Foreign secretary S. Jaishankar, while presenting India’s view, effectively countered this China-centric approach by offering a stake to littoral states, further fleshing out Modi’s framework outlined last year during his March 2015 visit to the Seychelles and Mauritius.

Jaishankar talked about “reviving the Indian Ocean as a geopolitical concept” with a “sharper” and more integrated personality that brings the continents of Australia and Africa closer in a “pan-oceanic framework.” “For the Indian Ocean to attain its true potential, it is imperative that India, which is its centre of gravity, should be a facilitator rather than an obstruction,” he said.

That is why the emphasis on ports and port-led development to make India’s coastline more “relevant” to the future of the Indian Ocean, aggressive development of some of the islands, pushing the Chabahar port project with Iran, enhancing maritime logistics in Sri Lanka, Maldives, Mauritius and the Seychelles, increasing regional security cooperation through the 35-nation Indian Ocean Naval Symposium, and strengthening the 21-member Indian Ocean Rim Association as a platform to create a “common ethos.”

He talked about ensuring the “smooth and uninterrupted flow of one-third of the world’s bulk cargo and half its container traffic” as a major responsibility.
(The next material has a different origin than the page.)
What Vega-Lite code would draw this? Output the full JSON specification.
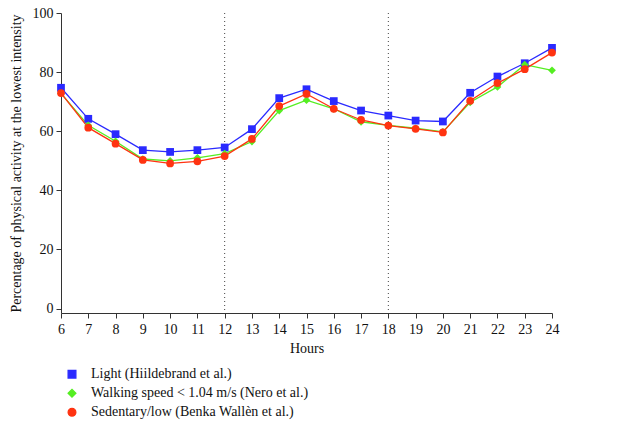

But it should become a collective enterprise with time. “We must take full advantage of the ties of kinship and family that span the Indian Ocean and are an important part of its history,” he said.

This is as far as one can get from President Xi Jinping’s “Chinese Dream” about restoring China’s greatness in the world through a sustained national rejuvenation project. The dream has created anxiety that the Asian giant would become more assertive and expansionist in order to realise it.

India’s collective and cooperative approach may require more time and harder work but it may be more successful in the long run.